Forum addresses quality of Bird’s study resources
Moving books to an off-site facility, the library’s lack of research resources and the library’s budget were the main issues addressed at the second ‘What is a Library?’ forum held at Bird Library Friday morning.
The first open forum was held in December. The research, collections & scholarly communication department sponsored both events.
At the previous forum, the administration discussed moving books to an off-site facility four hours away in Patterson, N.Y. Protests from students and faculty temporarily halted the move, and the issue was re-addressed at Friday’s meeting.
The development of an off-site storage facility is inevitable, said Charlotte Hess, the associate dean for the research, collections & scholarly communication administration.
‘While it might sound odious and anti-research, an off-site is the only way libraries are able to preserve their collection,’ she said.
An off-site storage facility will also create more space at Bird, which is already too small to accommodate the growing number of students that study there, Hess said. She added most college libraries have one library seat for every four students, but at Bird there is only one seat for every 15 students.
Faculty members were also concerned about the quality of the library’s research sources. Faculty present at the forum said they felt SU’s research sources were not up to par with other universities.
Hess agreed that the lack of research support and space at the library hinders the ability of faculty members to be competitive in their individual fields.
‘The most worrisome is this recurrent theme of hearing, ‘We cannot be competitive with the limited library resources that we have,” she said.
Hess proposed several short-term fixes to compensate for the lack of space to accommodate research material: provide higher-quality online journals, reopen the Reading Room at Carnegie Library for students and move technology services at Bird Library to the basement, which would allow for approximately 130,000 more volumes of books on the fifth floor.
But Sean Quimby, the director of the Special Collections Research Center, said people needed to consider the criteria by which a library is judged successful.
‘We need to focus on a strong collection, as opposed to a huge collection,’ he said.
For a library to support an academic institution, it needs to buy more of the right materials to form a direct partnership with academic departments, said David Lankes, director of the Information Institute of Syracuse and an associate professor at the School of Information Studies.
‘The last thing I would like to see come out of this process is the number of volumes the library requires and refuses to throw away,’ he said. ‘The focus on things that we can count, as opposed to things that count, is a problem.’
The limitation of the library’s budget was also addressed. The library has always been underfunded, and SU administration should be responsive to the concerns that have been expressed, Hess said.
David Robinson, a professor in the geography department, wanted to know if the administration was considering the interests of the student and faculty who were voicing their concerns about the library.
‘The essential meaning of the library is totally unreflected – they don’t care,’ he said.

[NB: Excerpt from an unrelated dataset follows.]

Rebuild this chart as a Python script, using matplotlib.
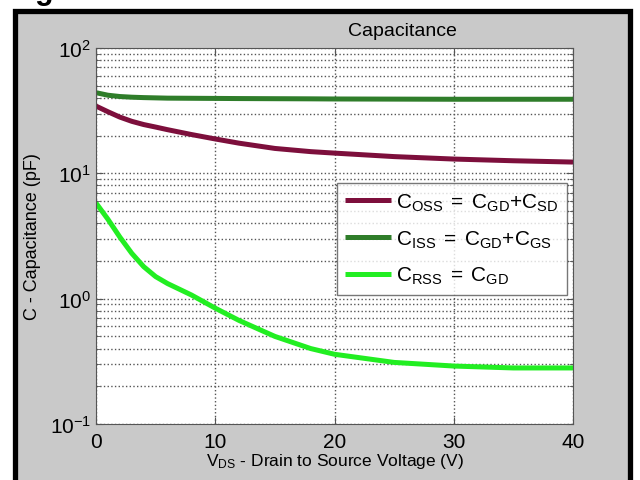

Students asked how they could help advance the efforts of the library staff.
‘I’m ready to act in a different way other than theorization,’ said Melissa Welshans, a graduate student in the English department who proposed that the students and faculty take part in a survey about their concerns.
But Hess said there was already too much information gathered from previous surveys and conducting another would be overwhelming.
Instead, she encouraged students to communicate with their peers and get them more involved.
It was discouraging to see that no one at Wednesday’s University Senate open forum was interested in talking about the library’s concerns, she said, because it was an issue that was widely and heatedly addressed last semester.
The Forum Planning Committee will organize another open forum in March after identifying the concerns addressed in the forum in detail and discussing steps to achieve tangible results.